#### Given material
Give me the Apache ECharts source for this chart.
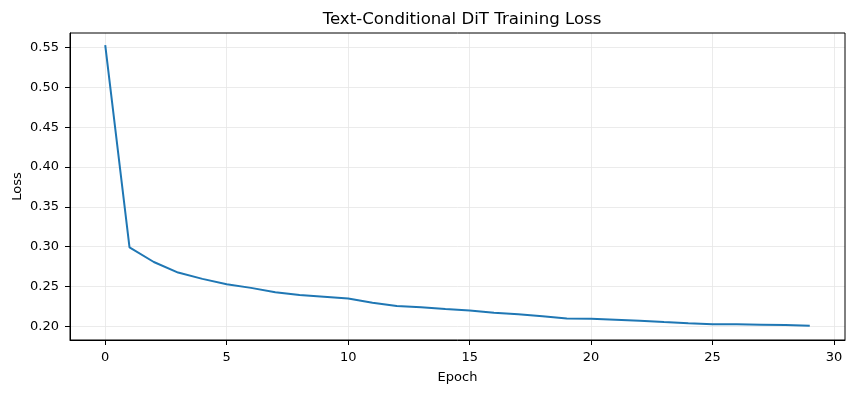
<!DOCTYPE html>
<html>
<head>
<meta charset="utf-8">
<script src="https://cdn.jsdelivr.net/npm/echarts@6/dist/echarts.min.js"></script>
<style>
html,body{margin:0;padding:0;background:#fff;}
#chart{width:854px;height:393px;}
</style>
</head>
<body>
<div id="chart"></div>
<script>
const epochs = [0,1,2,3,4,5,6,7,8,9,10,11,12,13,14,15,16,17,18,19,20,21,22,23,24,25,26,27,28,29];
const losses = [0.5533,0.2992,0.2808,0.2675,0.2596,0.2529,0.2483,0.2429,0.2392,0.2371,0.2350,
                0.2296,0.2254,0.2238,0.2217,0.2200,0.2171,0.2150,0.2125,0.2097,0.2094,
                0.2083,0.2071,0.2054,0.2038,0.2025,0.2025,0.2021,0.2015,0.2008];
const xTicks = [0,5,10,15,20,25,30];
const yTicks = [0.20,0.25,0.30,0.35,0.40,0.45,0.50,0.55];

const font = 'DejaVu Sans';
const chart = echarts.init(document.getElementById('chart'), null, {renderer:'canvas'});
const gridLine = {show:true, lineStyle:{color:'#e6e6e6', width:0.8}};
chart.setOption({
  animation:false,
  backgroundColor:'#fff',
  title:{
    text:'Text-Conditional DiT Training Loss',
    left:457, top:6, textAlign:'center',
    textStyle:{fontFamily:font, fontSize:16.6, fontWeight:'normal', color:'#000'}
  },
  grid:{left:70, right:9, top:33, bottom:53, containLabel:false, outerBoundsMode:'none'},
  xAxis:{
    type:'value', min:-1.45, max:30.45,
    name:'Epoch', nameLocation:'middle', nameGap:31, nameMoveOverlap:false,
    nameTextStyle:{fontFamily:font, fontSize:13, color:'#000'},
    axisLine:{show:true, onZero:false, lineStyle:{color:'#000', width:1}},
    axisTick:{show:true, customValues:xTicks, length:5, inside:false, lineStyle:{color:'#000', width:1}},
    axisLabel:{customValues:xTicks, fontFamily:font, fontSize:13, color:'#000', margin:11,
      formatter:v=>String(v)},
    splitLine:Object.assign({customValues:xTicks}, gridLine)
  },
  yAxis:{
    type:'value', min:0.1828, max:0.5685,
    name:'Loss', nameLocation:'middle', nameGap:46, nameRotate:90, nameMoveOverlap:false,
    nameTextStyle:{fontFamily:font, fontSize:13, color:'#000'},
    axisLine:{show:true, onZero:false, lineStyle:{color:'#000', width:1}},
    axisTick:{show:true, customValues:yTicks, length:5, inside:false, lineStyle:{color:'#000', width:1}},
    axisLabel:{customValues:yTicks, fontFamily:font, fontSize:13, color:'#000', margin:11,
      formatter:v=>v.toFixed(2)},
    splitLine:Object.assign({customValues:yTicks}, gridLine)
  },
  series:[{
    type:'line',
    data:epochs.map((e,i)=>[e, losses[i]]),
    showSymbol:false, symbol:'none',
    lineStyle:{color:'#1f77b4', width:2},
    itemStyle:{color:'#1f77b4'}
  }]
});
const g = chart.getModel().getComponent('grid').coordinateSystem.getRect();
chart.setOption({graphic:[{type:'rect', shape:{x:g.x, y:g.y, width:g.width, height:g.height},
  style:{fill:null, stroke:'#000', lineWidth:1}, silent:true, z:100}]});
</script>
</body>
</html>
########
§ **Task requirements**: All of the data above should be transcribed verbatim, with pictures omitted.

§ **Exercise solution**:
Give me the Apache ECharts source for this chart.
<!DOCTYPE html>
<html>
<head>
<meta charset="utf-8">
<script src="https://cdn.jsdelivr.net/npm/echarts@6/dist/echarts.min.js"></script>
<style>
html,body{margin:0;padding:0;background:#fff;}
#chart{width:854px;height:393px;}
</style>
</head>
<body>
<div id="chart"></div>
<script>
const epochs = [0,1,2,3,4,5,6,7,8,9,10,11,12,13,14,15,16,17,18,19,20,21,22,23,24,25,26,27,28,29];
const losses = [0.5533,0.2992,0.2808,0.2675,0.2596,0.2529,0.2483,0.2429,0.2392,0.2371,0.2350,
                0.2296,0.2254,0.2238,0.2217,0.2200,0.2171,0.2150,0.2125,0.2097,0.2094,
                0.2083,0.2071,0.2054,0.2038,0.2025,0.2025,0.2021,0.2015,0.2008];
const xTicks = [0,5,10,15,20,25,30];
const yTicks = [0.20,0.25,0.30,0.35,0.40,0.45,0.50,0.55];

const font = 'DejaVu Sans';
const chart = echarts.init(document.getElementById('chart'), null, {renderer:'canvas'});
const gridLine = {show:true, lineStyle:{color:'#e6e6e6', width:0.8}};
chart.setOption({
  animation:false,
  backgroundColor:'#fff',
  title:{
    text:'Text-Conditional DiT Training Loss',
    left:457, top:6, textAlign:'center',
    textStyle:{fontFamily:font, fontSize:16.6, fontWeight:'normal', color:'#000'}
  },
  grid:{left:70, right:9, top:33, bottom:53, containLabel:false, outerBoundsMode:'none'},
  xAxis:{
    type:'value', min:-1.45, max:30.45,
    name:'Epoch', nameLocation:'middle', nameGap:31, nameMoveOverlap:false,
    nameTextStyle:{fontFamily:font, fontSize:13, color:'#000'},
    axisLine:{show:true, onZero:false, lineStyle:{color:'#000', width:1}},
    axisTick:{show:true, customValues:xTicks, length:5, inside:false, lineStyle:{color:'#000', width:1}},
    axisLabel:{customValues:xTicks, fontFamily:font, fontSize:13, color:'#000', margin:11,
      formatter:v=>String(v)},
    splitLine:Object.assign({customValues:xTicks}, gridLine)
  },
  yAxis:{
    type:'value', min:0.1828, max:0.5685,
    name:'Loss', nameLocation:'middle', nameGap:46, nameRotate:90, nameMoveOverlap:false,
    nameTextStyle:{fontFamily:font, fontSize:13, color:'#000'},
    axisLine:{show:true, onZero:false, lineStyle:{color:'#000', width:1}},
    axisTick:{show:true, customValues:yTicks, length:5, inside:false, lineStyle:{color:'#000', width:1}},
    axisLabel:{customValues:yTicks, fontFamily:font, fontSize:13, color:'#000', margin:11,
      formatter:v=>v.toFixed(2)},
    splitLine:Object.assign({customValues:yTicks}, gridLine)
  },
  series:[{
    type:'line',
    data:epochs.map((e,i)=>[e, losses[i]]),
    showSymbol:false, symbol:'none',
    lineStyle:{color:'#1f77b4', width:2},
    itemStyle:{color:'#1f77b4'}
  }]
});
const g = chart.getModel().getComponent('grid').coordinateSystem.getRect();
chart.setOption({graphic:[{type:'rect', shape:{x:g.x, y:g.y, width:g.width, height:g.height},
  style:{fill:null, stroke:'#000', lineWidth:1}, silent:true, z:100}]});
</script>
</body>
</html>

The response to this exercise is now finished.